## [What is required]
Copy all lines holding the word "React" from the entries.

──────────

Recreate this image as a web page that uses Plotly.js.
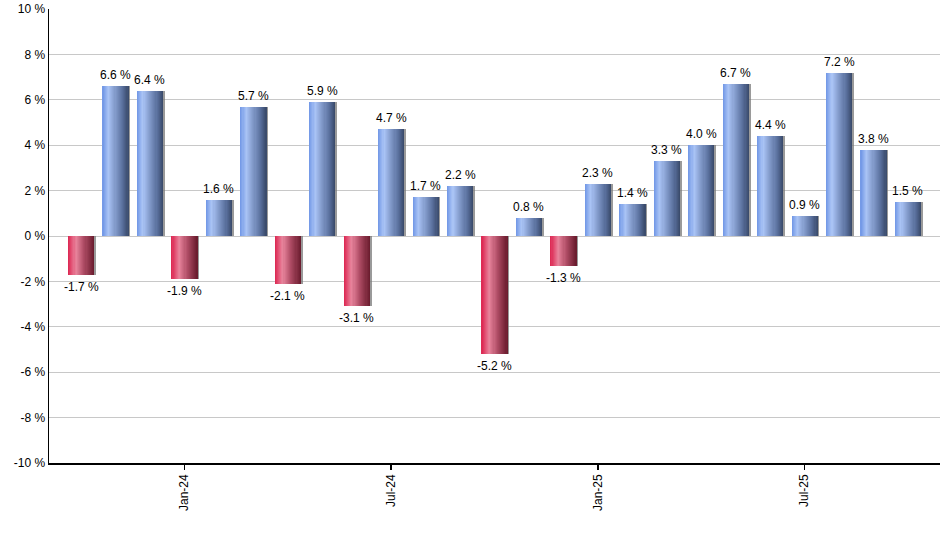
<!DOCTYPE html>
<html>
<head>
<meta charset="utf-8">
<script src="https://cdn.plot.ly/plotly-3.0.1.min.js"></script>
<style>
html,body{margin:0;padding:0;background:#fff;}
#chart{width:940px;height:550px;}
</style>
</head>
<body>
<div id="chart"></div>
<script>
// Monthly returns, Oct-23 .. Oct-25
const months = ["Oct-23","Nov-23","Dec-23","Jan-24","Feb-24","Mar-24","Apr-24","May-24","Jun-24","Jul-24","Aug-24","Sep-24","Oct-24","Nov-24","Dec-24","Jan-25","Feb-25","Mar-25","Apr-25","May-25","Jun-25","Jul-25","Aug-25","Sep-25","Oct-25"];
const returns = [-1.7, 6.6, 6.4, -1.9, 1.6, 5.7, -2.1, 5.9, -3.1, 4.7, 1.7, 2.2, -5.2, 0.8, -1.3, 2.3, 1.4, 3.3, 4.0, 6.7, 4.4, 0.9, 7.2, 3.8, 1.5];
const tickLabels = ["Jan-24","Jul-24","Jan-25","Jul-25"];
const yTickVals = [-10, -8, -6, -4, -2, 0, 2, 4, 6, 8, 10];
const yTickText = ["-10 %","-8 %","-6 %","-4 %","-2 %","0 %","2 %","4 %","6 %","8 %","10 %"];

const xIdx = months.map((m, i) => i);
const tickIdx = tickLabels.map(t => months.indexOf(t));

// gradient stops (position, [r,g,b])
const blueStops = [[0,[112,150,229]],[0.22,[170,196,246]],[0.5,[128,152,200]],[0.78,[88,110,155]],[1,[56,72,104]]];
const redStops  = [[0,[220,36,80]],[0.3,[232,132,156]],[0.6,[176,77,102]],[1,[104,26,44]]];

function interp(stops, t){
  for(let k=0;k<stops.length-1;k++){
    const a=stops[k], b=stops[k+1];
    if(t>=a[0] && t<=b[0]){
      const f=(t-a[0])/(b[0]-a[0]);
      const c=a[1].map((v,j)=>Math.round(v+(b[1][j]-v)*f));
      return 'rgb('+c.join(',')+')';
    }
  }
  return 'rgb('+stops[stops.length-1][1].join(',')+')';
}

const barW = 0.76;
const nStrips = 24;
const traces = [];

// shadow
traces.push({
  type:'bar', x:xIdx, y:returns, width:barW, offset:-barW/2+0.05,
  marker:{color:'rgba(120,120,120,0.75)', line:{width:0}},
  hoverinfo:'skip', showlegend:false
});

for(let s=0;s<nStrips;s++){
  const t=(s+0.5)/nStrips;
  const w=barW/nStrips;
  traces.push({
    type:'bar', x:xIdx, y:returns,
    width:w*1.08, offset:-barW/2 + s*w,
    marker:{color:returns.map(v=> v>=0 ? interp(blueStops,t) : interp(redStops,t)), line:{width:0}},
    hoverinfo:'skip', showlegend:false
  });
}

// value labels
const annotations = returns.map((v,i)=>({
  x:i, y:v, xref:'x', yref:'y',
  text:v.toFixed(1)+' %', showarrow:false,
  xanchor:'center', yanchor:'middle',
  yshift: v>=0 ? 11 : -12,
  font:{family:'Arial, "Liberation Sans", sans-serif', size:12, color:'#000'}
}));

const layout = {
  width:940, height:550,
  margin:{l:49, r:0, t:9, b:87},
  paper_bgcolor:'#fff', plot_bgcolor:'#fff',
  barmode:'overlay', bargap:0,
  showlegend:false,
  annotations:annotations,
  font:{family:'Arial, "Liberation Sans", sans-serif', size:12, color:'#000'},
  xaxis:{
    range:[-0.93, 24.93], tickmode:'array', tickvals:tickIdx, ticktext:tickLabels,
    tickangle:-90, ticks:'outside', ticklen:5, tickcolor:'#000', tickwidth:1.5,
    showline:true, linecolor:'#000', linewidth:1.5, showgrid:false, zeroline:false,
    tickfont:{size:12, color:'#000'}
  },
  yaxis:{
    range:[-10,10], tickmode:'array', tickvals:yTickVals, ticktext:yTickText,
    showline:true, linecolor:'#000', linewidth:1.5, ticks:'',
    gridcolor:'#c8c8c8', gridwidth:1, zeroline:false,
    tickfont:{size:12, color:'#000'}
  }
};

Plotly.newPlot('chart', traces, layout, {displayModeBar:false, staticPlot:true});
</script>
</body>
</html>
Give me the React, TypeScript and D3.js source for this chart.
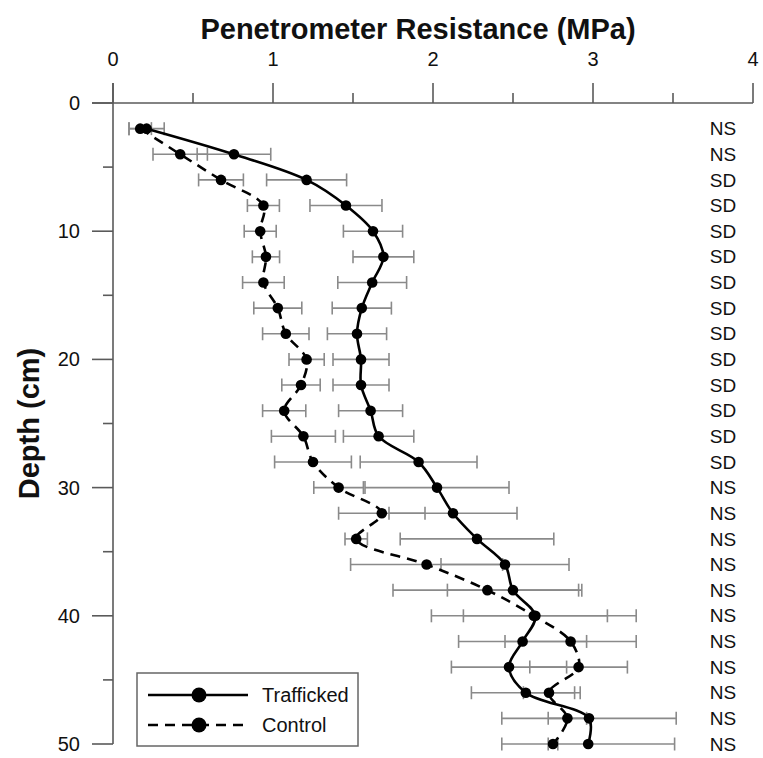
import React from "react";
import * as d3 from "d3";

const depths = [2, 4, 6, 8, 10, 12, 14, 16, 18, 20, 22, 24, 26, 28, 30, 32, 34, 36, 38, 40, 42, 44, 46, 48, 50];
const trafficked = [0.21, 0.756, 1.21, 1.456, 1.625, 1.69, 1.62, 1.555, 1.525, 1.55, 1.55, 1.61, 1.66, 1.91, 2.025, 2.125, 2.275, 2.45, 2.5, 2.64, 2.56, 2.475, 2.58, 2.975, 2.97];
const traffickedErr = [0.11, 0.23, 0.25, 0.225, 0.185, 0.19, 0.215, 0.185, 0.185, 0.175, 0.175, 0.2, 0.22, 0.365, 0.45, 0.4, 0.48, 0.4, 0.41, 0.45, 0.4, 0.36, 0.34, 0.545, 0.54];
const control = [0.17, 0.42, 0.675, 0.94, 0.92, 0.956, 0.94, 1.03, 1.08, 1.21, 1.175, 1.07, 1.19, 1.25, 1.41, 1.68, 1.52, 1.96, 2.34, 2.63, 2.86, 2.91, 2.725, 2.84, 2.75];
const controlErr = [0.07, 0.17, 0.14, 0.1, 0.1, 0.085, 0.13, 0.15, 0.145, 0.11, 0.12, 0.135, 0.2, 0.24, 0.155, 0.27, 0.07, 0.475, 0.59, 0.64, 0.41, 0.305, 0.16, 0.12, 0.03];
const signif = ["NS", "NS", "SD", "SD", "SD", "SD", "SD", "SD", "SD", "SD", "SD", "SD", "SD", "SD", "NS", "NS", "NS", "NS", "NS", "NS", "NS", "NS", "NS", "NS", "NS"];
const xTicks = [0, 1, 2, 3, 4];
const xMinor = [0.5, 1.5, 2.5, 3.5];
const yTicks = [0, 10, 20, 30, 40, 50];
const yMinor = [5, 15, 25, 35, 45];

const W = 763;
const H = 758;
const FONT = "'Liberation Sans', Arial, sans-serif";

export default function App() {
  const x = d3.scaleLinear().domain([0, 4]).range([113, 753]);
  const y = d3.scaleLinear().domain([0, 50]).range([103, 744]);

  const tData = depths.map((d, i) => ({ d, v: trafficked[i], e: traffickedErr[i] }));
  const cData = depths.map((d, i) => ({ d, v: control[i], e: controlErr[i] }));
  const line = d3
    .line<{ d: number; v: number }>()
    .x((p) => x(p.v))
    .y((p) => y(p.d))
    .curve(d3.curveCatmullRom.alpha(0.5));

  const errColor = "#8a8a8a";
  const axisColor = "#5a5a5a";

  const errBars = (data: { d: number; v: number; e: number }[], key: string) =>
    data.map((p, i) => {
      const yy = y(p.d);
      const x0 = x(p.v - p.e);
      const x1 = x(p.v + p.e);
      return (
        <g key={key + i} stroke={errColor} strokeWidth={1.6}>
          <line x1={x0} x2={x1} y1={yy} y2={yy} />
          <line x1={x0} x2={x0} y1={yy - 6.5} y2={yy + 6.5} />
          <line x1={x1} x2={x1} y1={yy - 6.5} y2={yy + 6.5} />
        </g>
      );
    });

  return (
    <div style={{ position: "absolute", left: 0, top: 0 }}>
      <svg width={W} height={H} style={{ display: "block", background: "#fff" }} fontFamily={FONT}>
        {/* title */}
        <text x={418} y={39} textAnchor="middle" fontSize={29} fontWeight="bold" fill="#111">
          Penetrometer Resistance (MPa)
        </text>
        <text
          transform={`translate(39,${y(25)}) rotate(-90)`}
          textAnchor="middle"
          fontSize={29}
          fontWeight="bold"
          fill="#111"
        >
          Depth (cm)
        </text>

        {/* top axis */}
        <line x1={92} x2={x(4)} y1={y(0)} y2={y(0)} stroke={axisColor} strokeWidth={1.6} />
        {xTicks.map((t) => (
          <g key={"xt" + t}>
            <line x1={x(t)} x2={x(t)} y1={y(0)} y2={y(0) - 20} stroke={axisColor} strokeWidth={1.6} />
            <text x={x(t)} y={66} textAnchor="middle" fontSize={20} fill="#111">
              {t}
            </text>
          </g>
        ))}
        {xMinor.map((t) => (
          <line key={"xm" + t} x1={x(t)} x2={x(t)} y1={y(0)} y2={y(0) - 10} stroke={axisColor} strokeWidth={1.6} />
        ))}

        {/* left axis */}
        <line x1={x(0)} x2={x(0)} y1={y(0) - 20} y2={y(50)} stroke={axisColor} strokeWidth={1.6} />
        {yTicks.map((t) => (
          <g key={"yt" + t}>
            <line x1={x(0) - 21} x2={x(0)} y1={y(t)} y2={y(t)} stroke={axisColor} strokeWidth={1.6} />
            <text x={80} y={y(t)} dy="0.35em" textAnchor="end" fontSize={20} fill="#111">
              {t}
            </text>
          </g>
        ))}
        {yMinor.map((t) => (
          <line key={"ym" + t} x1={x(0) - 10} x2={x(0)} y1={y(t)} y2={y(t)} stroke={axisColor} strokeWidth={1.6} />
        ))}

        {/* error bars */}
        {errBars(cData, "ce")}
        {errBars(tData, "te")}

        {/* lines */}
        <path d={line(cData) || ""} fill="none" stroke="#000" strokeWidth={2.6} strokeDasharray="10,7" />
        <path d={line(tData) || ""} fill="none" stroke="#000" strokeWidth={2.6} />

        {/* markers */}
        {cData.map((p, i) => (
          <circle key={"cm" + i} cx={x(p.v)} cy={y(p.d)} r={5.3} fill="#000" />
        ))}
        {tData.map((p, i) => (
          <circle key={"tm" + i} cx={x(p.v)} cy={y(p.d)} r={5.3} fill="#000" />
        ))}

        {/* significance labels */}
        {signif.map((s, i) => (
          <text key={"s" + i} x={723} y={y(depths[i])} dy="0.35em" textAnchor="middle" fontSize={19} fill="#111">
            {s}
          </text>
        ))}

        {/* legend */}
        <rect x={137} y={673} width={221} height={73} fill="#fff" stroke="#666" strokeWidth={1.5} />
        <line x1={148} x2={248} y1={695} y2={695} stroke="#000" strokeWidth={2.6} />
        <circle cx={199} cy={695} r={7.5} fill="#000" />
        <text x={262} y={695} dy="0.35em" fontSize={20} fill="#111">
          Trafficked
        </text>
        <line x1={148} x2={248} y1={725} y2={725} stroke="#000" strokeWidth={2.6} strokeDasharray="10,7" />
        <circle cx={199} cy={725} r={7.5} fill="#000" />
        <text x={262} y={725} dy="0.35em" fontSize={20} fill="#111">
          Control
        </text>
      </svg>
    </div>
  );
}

──────────

## [Complete answer]
Give me the React, TypeScript and D3.js source for this chart.
import React from "react";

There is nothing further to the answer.